Google did not escape the glare, with critics saying the company gave too much prominence to false news stories. On Sunday, the site Mediaite reported that the top result on a Google search for “final election vote count 2016” was a link to a story on a website called 70News that wrongly stated that Mr. Trump, who won the Electoral College, was ahead of his Democratic challenger, Hillary Clinton, in the popular vote.
By Monday evening, the fake story had fallen to No. 2 in a search for those terms. Google says software algorithms that use hundreds of factors determine the ranking of news stories.
“The goal of search is to provide the most relevant and useful results for our users,” Andrea Faville, a Google spokeswoman, said in a statement. “In this case, we clearly didn’t get it right, but we are continually working to improve our algorithms.”
Facebook’s decision to clarify its ad policy language is notable because Mark Zuckerberg, the social network’s chief executive, has repeatedly fobbed off criticism that the company had an effect on how people voted. In a post on his Facebook page over the weekend, he said that 99 percent of what people see on the site is authentic, and only a tiny amount is fake news and hoaxes.
“Over all, this makes it extremely unlikely hoaxes changed the outcome of this election in one direction or the other,” Mr. Zuckerberg wrote.
Yet within Facebook, employees and executives have been increasingly questioning their responsibilities and role in influencing the electorate, The New York Times reported on Saturday.
Facebook’s ad policy update will not stem the flow of fake news stories that spread through the news feeds that people see when they visit the social network.
Facebook has long spoken of how it helped influence and stoke democratic movements in places like the Middle East, and it tells its advertisers that it can help sway its users with ads. Facebook reaches 1.8 billion people around the globe, and the company is one of the largest distributors of news online. A Pew Research Center study said that nearly half of American adults rely on Facebook as a news source.

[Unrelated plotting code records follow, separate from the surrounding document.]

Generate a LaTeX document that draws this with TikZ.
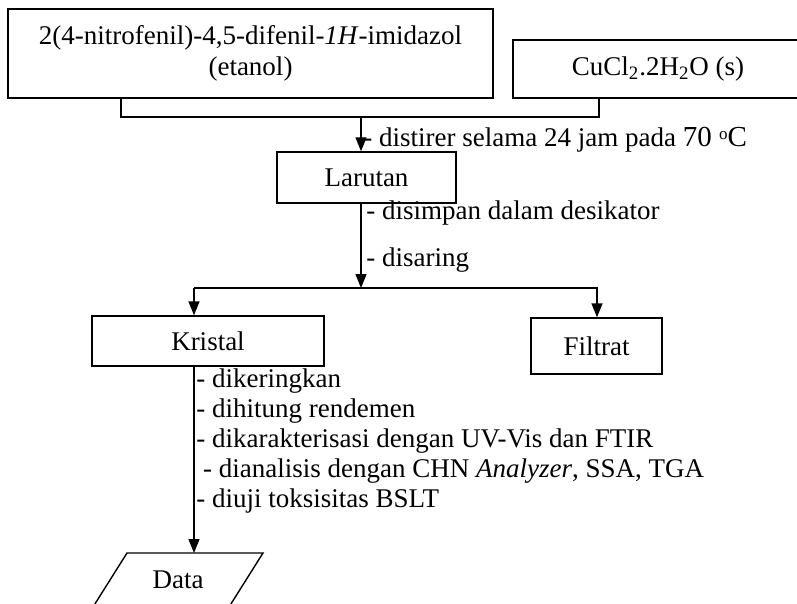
\documentclass[tikz,border=0pt]{standalone}
\usepackage{fontspec}
\setmainfont{Liberation Serif}
\usetikzlibrary{positioning, arrows.meta, calc}

\begin{document}
\begin{tikzpicture}[
    x=0.5pt, y=-0.5pt,
    box/.style={rectangle, draw=black, line width=0.7pt, fill=white, align=center, inner sep=0pt, font=\fontsize{13.5}{15.5}\selectfont},
    note/.style={anchor=west, inner sep=0pt, align=left, font=\fontsize{13.5}{15}\selectfont},
    line/.style={draw=black, line width=0.7pt},
    arrow/.style={-{Triangle[length=7pt, width=5.5pt]}, draw=black, line width=0.7pt}
]
    \useasboundingbox (0,0) rectangle (797,604);

    % Starting Materials
    \node (ligan) at (250.5,53.5) [box, minimum width=242.5pt, minimum height=44.5pt] {
        2(4-nitrofenil)-4,5-difenil-\textit{1H}-imidazol\\
        (etanol)
    };
    \node (garam) at (658,69) [box, minimum width=145pt, minimum height=29pt] {CuCl\textsubscript{2}.2H\textsubscript{2}O (s)};

    % Intermediate and Products
    \node (larutan) at (366.5,177.5) [box, minimum width=89.5pt, minimum height=25.5pt] {Larutan};
    \node (kristal) at (208,341) [box, minimum width=116pt, minimum height=25pt] {Kristal};
    \node (filtrat) at (596.5,346) [box, minimum width=65.5pt, minimum height=28pt] {Filtrat};

    % Data Output
    \node (data) at (178,580) [inner sep=0pt, font=\fontsize{13.5}{15}\selectfont] {Data};
    \draw [line] (127,553) -- (263,553) -- (229,607) -- (93,607) -- cycle;

    % Junction Points
    \coordinate (j1) at (361,117);
    \coordinate (j2) at (361,288);
    \coordinate (k1) at (194,288);
    \coordinate (d1) at (194,553);

    % Top Convergence Connectors
    \draw [line] (ligan.south -| 121,0) |- (j1) -| (garam.south -| 599,0);
    \draw [arrow] (j1) -- (j1 |- larutan.north);

    % Filtering Split
    \draw [arrow] (j1 |- larutan.south) -- (j2);
    \draw [line] (k1) -- (j2);
    \draw [arrow] (j2) -| (filtrat.north -| 597,0);
    \draw [arrow] (k1) -- (k1 |- kristal.north);
    \draw [arrow] (k1 |- kristal.south) -- (d1);

    % Process Notes
    \node (n1) at (363,140) [note] {- distirer selama 24 jam pada {\fontsize{14.5}{15}\selectfont 70 \raisebox{0.55ex}{\fontsize{8.5}{8.5}\selectfont o}C}};
    \node (n2) at (366,213) [note] {- disimpan dalam desikator};
    \node (n3) at (366,260) [note] {- disaring};
    \node (n4) at (196,441) [note] {
        - dikeringkan\\
        - dihitung rendemen\\
        - dikarakterisasi dengan UV-Vis dan FTIR\\
        \hspace{0.25em}- dianalisis dengan CHN \textit{Analyzer}, SSA, TGA\\
        - diuji toksisitas BSLT
    };

\end{tikzpicture}
\end{document}
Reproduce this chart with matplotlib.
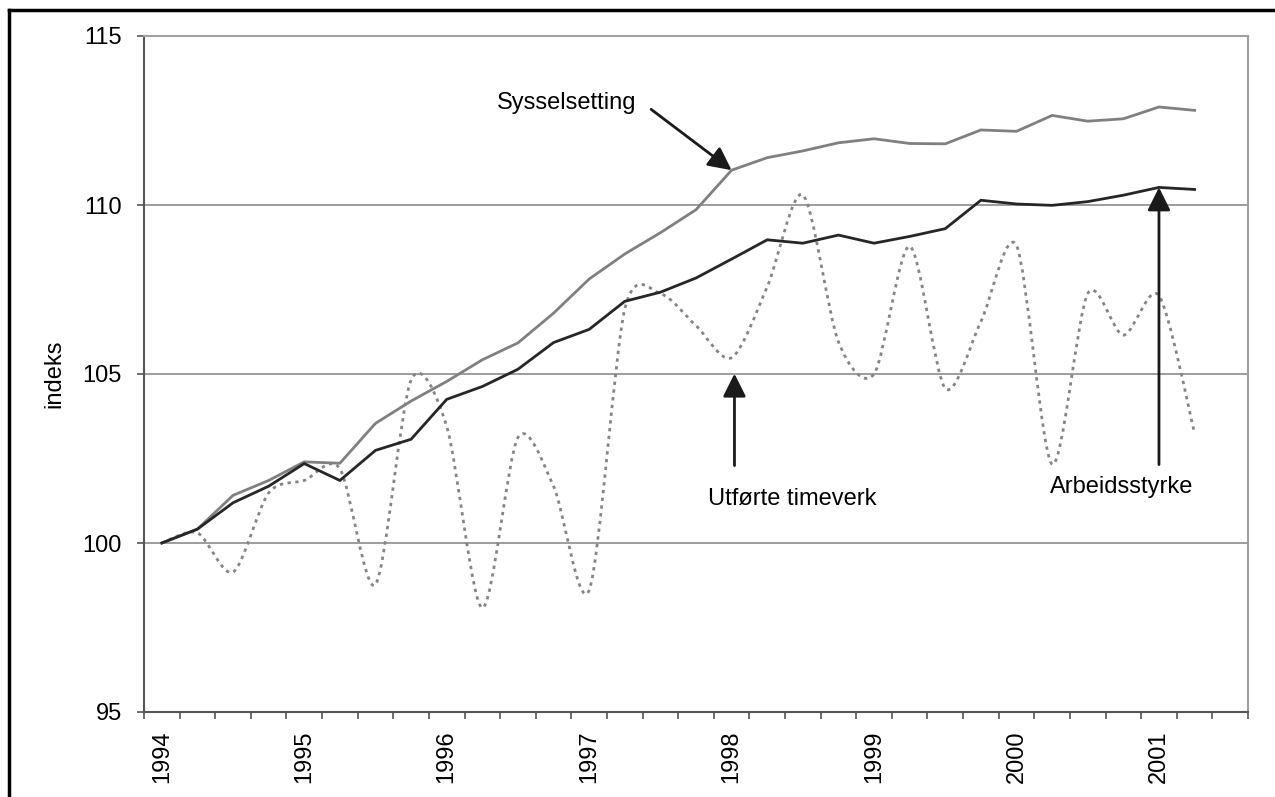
import numpy as np
import matplotlib
matplotlib.use("Agg")
import matplotlib.pyplot as plt
from matplotlib.path import Path
from matplotlib.patches import PathPatch
from matplotlib.lines import Line2D

plt.rcParams['font.family'] = ['Liberation Sans', 'DejaVu Sans']

# quarterly index, 1994Q1 = 100 (1994Q1 .. 2001Q2)
years = ['1994', '1995', '1996', '1997', '1998', '1999', '2000', '2001']
n_slots = 31  # one empty quarter slot at the end of the category axis

sysselsetting = [100.0, 100.41, 101.41, 101.85, 102.4, 102.36, 103.54, 104.2,
                 104.78, 105.42, 105.92, 106.8, 107.81, 108.55, 109.18, 109.86,
                 111.03, 111.4, 111.6, 111.84, 111.96, 111.82, 111.81, 112.22,
                 112.18, 112.65, 112.48, 112.55, 112.9, 112.8]
arbeidsstyrke = [100.0, 100.41, 101.19, 101.68, 102.35, 101.85, 102.74, 103.07,
                 104.25, 104.63, 105.14, 105.93, 106.32, 107.15, 107.42, 107.84,
                 108.4, 108.97, 108.87, 109.11, 108.87, 109.07, 109.3, 110.14,
                 110.03, 109.99, 110.1, 110.29, 110.52, 110.46]
timeverk = [100.0, 100.3, 99.14, 101.48, 101.85, 102.2, 98.77, 104.82,
            103.45, 98.08, 103.12, 101.68, 98.6, 106.92, 107.38, 106.43,
            105.48, 107.58, 110.3, 105.95, 105.0, 108.78, 104.57, 106.55,
            108.8, 102.33, 107.38, 106.15, 107.32, 103.25]


def smooth_path(xs, ys, k=7.0):
    # Excel-style smoothed line: cubic Bezier through every point
    pts = np.column_stack([xs, ys])
    verts = [pts[0]]
    codes = [Path.MOVETO]
    n = len(pts)
    for i in range(n - 1):
        p0 = pts[max(i - 1, 0)]
        p1 = pts[i]
        p2 = pts[i + 1]
        p3 = pts[min(i + 2, n - 1)]
        c1 = p1 + (p2 - p0) / k
        c2 = p2 - (p3 - p1) / k
        verts += [c1, c2, p2]
        codes += [Path.CURVE4] * 3
    return Path(verts, codes)


fig = plt.figure(figsize=(12.75, 7.97), dpi=100)
ax = fig.add_axes([144 / 1275, 1 - 712 / 797, (1248 - 144) / 1275, (712 - 36) / 797])

x = np.arange(len(sysselsetting))

ax.plot(x, sysselsetting, color='#808080', lw=2.0, solid_joinstyle='miter', zorder=4)
ax.plot(x, arbeidsstyrke, color='#262626', lw=2.0, solid_joinstyle='miter', zorder=4)
ax.add_patch(PathPatch(smooth_path(x, timeverk), fill=False, edgecolor='#858585',
                       lw=2.0, linestyle=(0, (1.2, 1.6)), zorder=3))

ax.set_xlim(-0.5, n_slots - 0.5)
ax.set_ylim(95, 115)
ax.set_yticks([95, 100, 105, 110, 115])
ax.grid(axis='y', color='#8c8c8c', lw=1.2)
ax.set_axisbelow(True)

# ticks on the category boundaries, year labels in the first quarter slot
ax.set_xticks(np.arange(n_slots + 1) - 0.5)
ax.set_xticklabels([])
ax.set_xticks(np.arange(0, 29, 4), minor=True)
ax.set_xticklabels(years, minor=True, rotation=90, fontsize=17)
ax.tick_params(axis='x', which='major', direction='out', length=5, width=1.2, color='#555555')
ax.tick_params(axis='x', which='minor', length=0, pad=13)
ax.tick_params(axis='y', direction='out', length=5, width=1.2, color='#555555',
               labelsize=17, pad=11)

for side in ['left', 'bottom']:
    ax.spines[side].set_color('#555555')
    ax.spines[side].set_linewidth(1.5)
for side in ['top', 'right']:
    ax.spines[side].set_color('#a0a0a0')
    ax.spines[side].set_linewidth(1.5)

ax.set_ylabel('indeks', fontsize=17, labelpad=12)

arrow = dict(arrowstyle='-|>,head_length=1.0,head_width=0.5', color='#1a1a1a',
             lw=2.0, shrinkA=0, shrinkB=0, mutation_scale=14)

ax.text(9.41, 113.03, 'Sysselsetting', fontsize=17, ha='left', va='center')
ax.annotate('', xy=(16, sysselsetting[16]), xytext=(13.74, 112.83), arrowprops=arrow)

ax.text(15.34, 101.29, 'Utførte timeverk', fontsize=17, ha='left', va='center')
ax.annotate('', xy=(16.08, 105.01), xytext=(16.08, 102.29), arrowprops=arrow)

ax.text(24.94, 101.67, 'Arbeidsstyrke', fontsize=17, ha='left', va='center')
ax.annotate('', xy=(28, arbeidsstyrke[28]), xytext=(28, 102.32), arrowprops=arrow)

# black frame of the pasted picture (top and left edges)
fig.add_artist(Line2D([9 / 1275, 1.0], [1 - 10 / 797, 1 - 10 / 797],
                      transform=fig.transFigure, color='black', lw=2.5))
fig.add_artist(Line2D([9 / 1275, 9 / 1275], [1 - 10 / 797, 0.0],
                      transform=fig.transFigure, color='black', lw=2.5))

fig.savefig('out.png', dpi=100)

Google’s decision on Monday relates to the Google AdSense system that independent web publishers use to display advertising on their sites, generating revenue when ads are seen or clicked on. The advertisers pay Google, and Google pays a portion of those proceeds to the publishers. More than two million publishers use Google’s advertising network.
For some time, Google has had policies in place prohibiting misleading advertisements from its system, including promotions for counterfeit goods and weight-loss scams. Google’s new policy, which it said would go into effect “imminently,” will extend its ban on misrepresentative content to the websites its advertisements run on.
“Moving forward, we will restrict ad serving on pages that misrepresent, misstate or conceal information about the publisher, the publisher’s content or the primary purpose of the web property,” Ms. Faville said.
Ms. Faville said that the policy change had been in the works for a while and was not in reaction to the election.
It remains to be seen how effective Google’s new policy on fake news will be in practice. The policy will rely on a combination of automated and human reviews to help determine what is fake. Although satire sites like The Onion are not the target of the policy, it is not clear whether some of them, which often run fake news stories written for humorous effect, will be inadvertently affected by Google’s change.